All the leading e-commerce and marketplace companies are obsessed with unit economics. And for a very good reason!
Unit economics is one of the fundamental financial building blocks of any business. It’s a barometer of your business health. Defined as “direct revenues and costs associated with a particular business model, expressed on a per-unit basis”, unit economics demonstrate how well your business model works and how scalable it can be.
In this article, we will explore how marketing and growth professionals use SQL and data tools to understand and optimize their unit economics which enables them to position the company for continuous growth.
Unit economics sounds very simple until you start digging deeper. In practice, understanding “true” unit economics can be a bit tricky - especially if your business model is somewhat innovative, your company has many product categories, and/or your pricing strategy is a bit “flexible”.
So what are the fundamentals of unit economics? Let’s find out.
Ask yourself a simple question – “How much money does my team have to invest in order to find and convert a prospect into a paying customer?”

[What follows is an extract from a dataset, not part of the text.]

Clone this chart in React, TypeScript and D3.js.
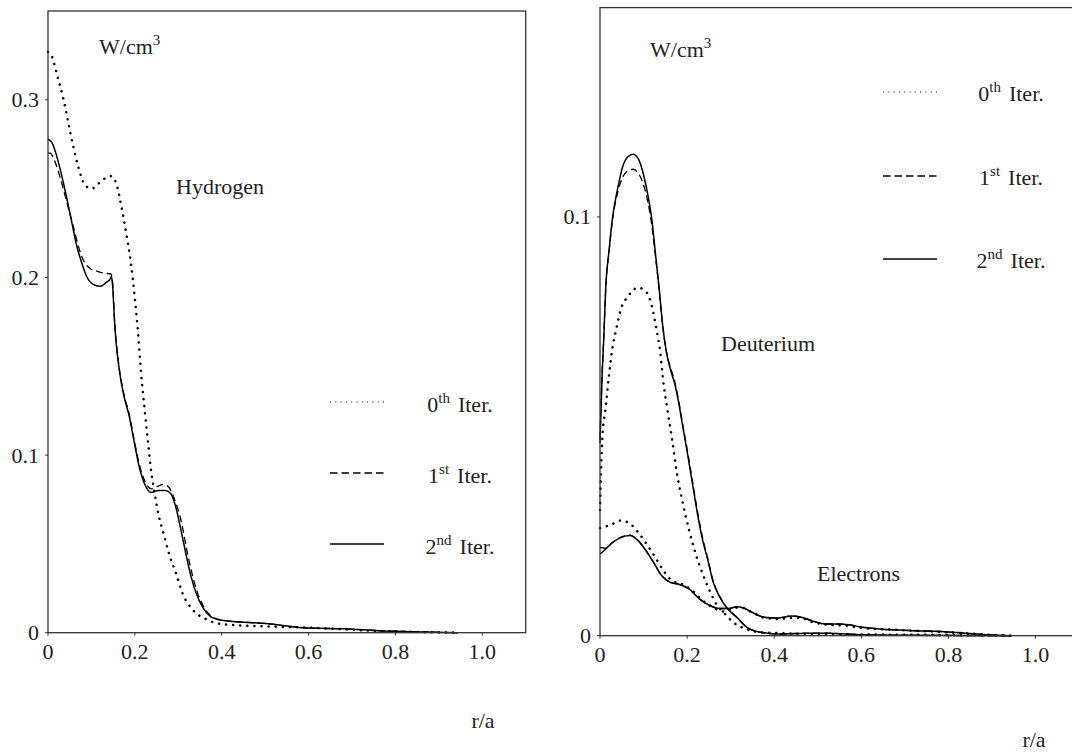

Another simple question - “What is the total amount of revenue that my company is going to make from a customer over the next 3-4 years?”
Here’s the real brilliance of unit economics in a nutshell – by comparing the LTV vs CAC ratio, marketing professionals can make an educated guess if a specific product category or business avenue is feasible at least at some point in the future.
If your CAC is bigger than your LTV over a long time period: you’re either in a bad business or you raised too much venture capital.
Companies evolve over time, adding complexity to every aspect of their business. Think of new marketing channels, additional product categories, changes in product pricing – these are all necessary changes that most companies go through.
The calculations behind unit economics can get tricky very fast. Some of these improvements and changes are subtle and can’t be spotted using the high-level reports available from traditional business intelligence software, such as Looker or Tableau. Yet each one of these subtle changes can dramatically alter unit economics, and not always for the better.
Marketing and growth professionals use SQL to analyze raw data and estimate unit economics on the most granular per-unit level that is not otherwise accessible through traditional business intelligence software.
Customer acquisition costs are complicated, to say the least. Before purchasing a product or service, users interact with a combination of paid and free marketing channels, making it really hard to understand how each channel contributes individually.
One way to optimize acquisition costs in a scenario like this is to segment customers into buckets and optimize marketing channels based on their incremental contribution to that specific bucket.
For example, try segmenting your users based on their transaction value and take the top 10% spenders. If you were to isolate those users, what would their unit economics look like? Where do they come from and which channels do they use? What if you remove one of the channels from their mix, would they still make a purchase?
SQL makes raw data accessible, helping marketing and growth professionals to leverage their marketing channels and optimize acquisition costs in the best way possible.
Now let’s take a look at the bottom 10% spenders. Do these users purchase low transaction value products and services, or do they churn after the first transaction and never come back? What about their marketing channel mix? Do you pay the same acquisition price for bottom 10% spenders and for the top 10% spenders? Is that a good idea?
In this case, SQL and data tools help marketers get new insights into their customers and channels. This allows them to “fire” the least valuable ones, which reduces customer acquisition costs and enables them to reinvest the marketing budget in a smarter way.
Having looked at the transaction value, now let’s take a look at the frequency and recency of your customer purchases.
If you segment your customers by the number of purchases they make a year – that is their frequency. What is the average purchase frequency for your product or service? How does your unit economics look like for your most frequent customers?
Now, let’s zoom in on your top spenders and segment them by the number of days since their last purchase. Look at the cohort of your top spenders who are running late with their purchase. Did they disengage? Why? Losing a top spender is much worse for a business than losing an “average Joe”. Would it make sense to call them or send a personalized email to win them back?
SQL is a powerful segmentation tool that can provide you with unique transparency into the business, helping to prevent user churn and contribute to the company’s growth.
When you work for a marketplace or an e-commerce company, pricing errors happen. It is incredibly hard to keep everything in line when you sell thousands of items sourced from 50+ different vendors.
For example, I’ve seen a vendor miss-place a period and price their product $999.9 instead of $99.99...A pricing bug like this could dramatically affect unit economics and for companies that operate large catalogs of products - it might be a very labor-intensive task to find the source of the issue.
In this article, we explored five common ways marketing teams use SQL to improve their unit economics. Not only it helps to get a clear vision of the business and ask important questions, but it also helps to reduce wasteful marketing spend and reinvest resources into the most attractive business avenues.